16/01/2023

Our results on "Universal scaling laws for charge-carrier interactions with quantum confinement in lead-halide perovskites" are published in Nature Communications!

 

 Lead halide perovskites open great prospects for optoelectronics and a wealth of potential applications in quantum optical and spin-based technologies. While intense experimental and theoretical efforts have been made to explore their outstanding optical and electronic properties, the physics of band-edge charge-carrier complexes (e.g. excitons, trions, biexcitons), whose recombination is at the origin of the luminescence, is not elucidated. The ordering of bright and dark sublevels in the exciton fine structure of quantum nanostructures is a subject of ongoing debate, though essential for the development of quantum light sources at various temperatures and for spin-based technologies. For instance, the production of efficient single photon sources will require fine coupling and tuning of highly resonant optical cavities to the nanostructure transition lines. Little is also known about charge-carrier Coulomb interactions in perovskites, whose knowledge is essential for the development of perovskite-based light emitting technologies. For example, the sign of the biexciton binding energy will fix the transition that may sustain population inversion and thus optical gain for lasing applications. Moreover, the precise comprehension of the correlations between biexcitons and excitons in these nanostructures is of utmost importance for the development of entangled photon sources.
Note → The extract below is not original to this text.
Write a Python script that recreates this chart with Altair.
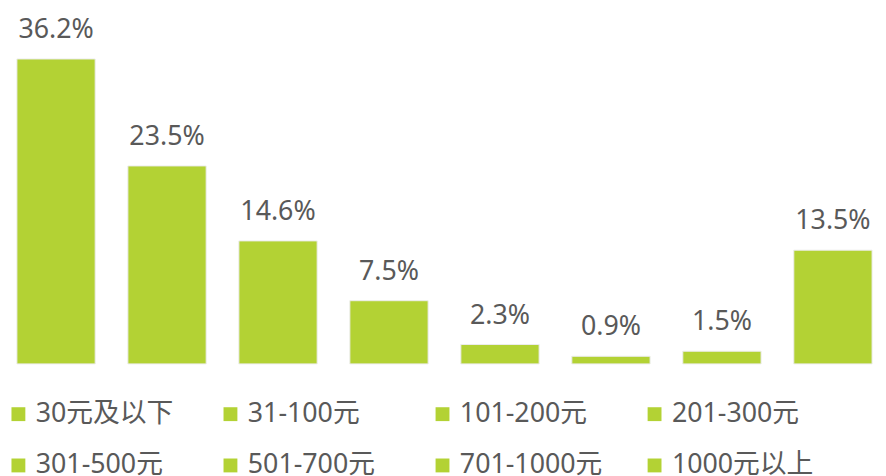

            In this work, low temperature magneto-optical spectroscopy of nearly-bulk CsPbBr3 and CsPbBr2Cl nanocrystals reveals their entire band-edge exciton fine structure and charge-complex binding energies. We show evidence that the ground exciton state is dark and lays several millielectronvolts below the lowest bright exciton sublevels, which settles the debate on the bright-dark exciton level ordering in these materials. More importantly, combining these results with spectroscopic measurements on various perovskite nanocrystals (NCs) compounds found in the literature, we demonstrate universal scaling laws relating the exciton fine structure splitting, the trion and biexciton binding energies to the band-edge exciton energy in lead-halide perovskite NCs, regardless of their chemical composition. These scaling laws solely based on quantum confinement effects and dimensionless energies offer a general predictive picture for the interaction energies within charge-carrier complexes photo-generated in these emerging semiconductor nanostructures.